Our route first took us along the sea front through the town of Katwijk, and then onto another dedicated and undulating walking track though more dunes.  But it really was quite hard going so after about 4 miles we gave up and found a sheltered spot for our picnic lunch.  Then, for a change of scenery, we decided to walk back along the beach, so after scrambling through the deep sand over a high dune we found ourselves right beside the angry ocean surf, a place from where we could admire the brave (or stupid) kite and wind surfers as they sped over the waves at great speed.

From where we had crossed over we had about three and a half miles to walk to get back to the town of Katwijk, and for this part of our walk it was a good job that the wind was on our backs, because all the way it was wiping the sand up into a frenzy that would have blinded us had we been walking into it.  As it was it was like the smoke that is sometimes sprayed onto dance floors - at times our feet were almost invisible in the ghostly sandy haze.

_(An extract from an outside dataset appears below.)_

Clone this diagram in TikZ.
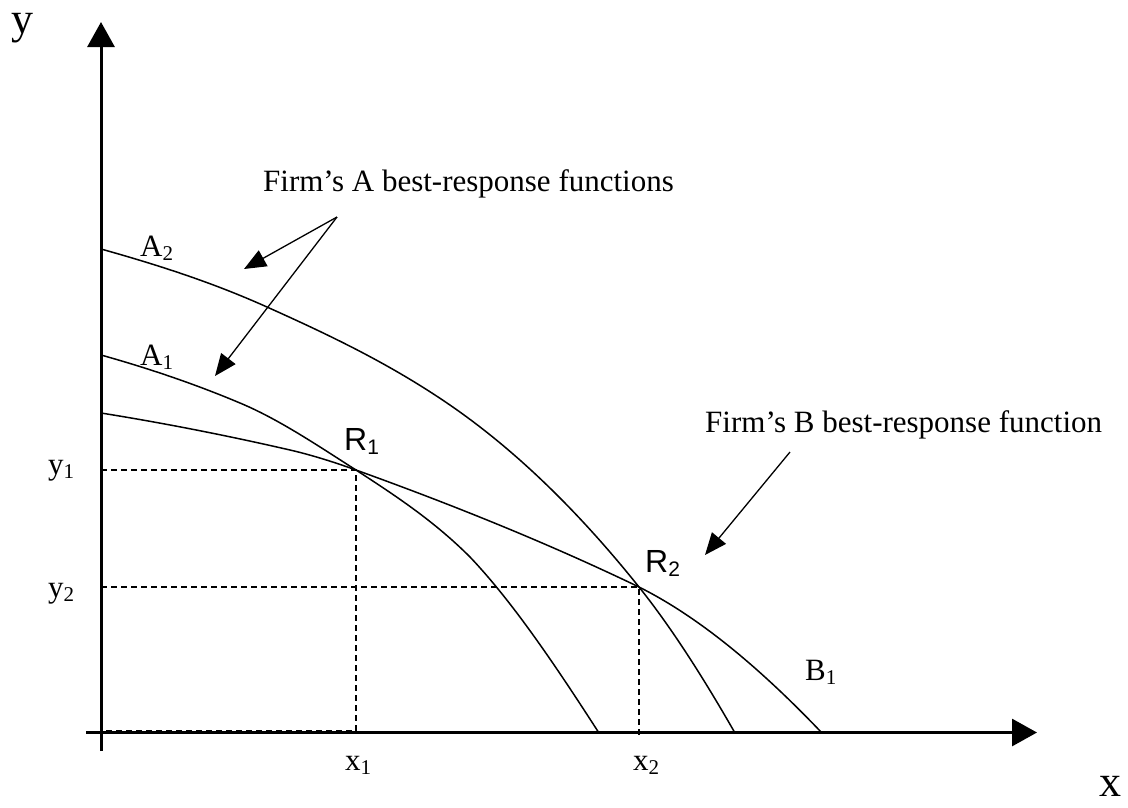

As we walked we mostly had the entire beach to ourselves except for numerous little sandpipers who entertained us with their antics as they tried to dodge the waves, but at this stage of our walk we didn't dawdle because there were some sinister looking storm clouds chasing us from behind.  With still about a mile to go we started to feel big splats of rain, and although we didn't get soaked we didn't manage to outrun it either.  Then once back in T4rdis2 John rechecked the forecast - it looks like being a rough night with more gusts at over 50 mph!  I'll let you know how we got on with that in my next episode but for now we're going to set about battening down our hatches xx!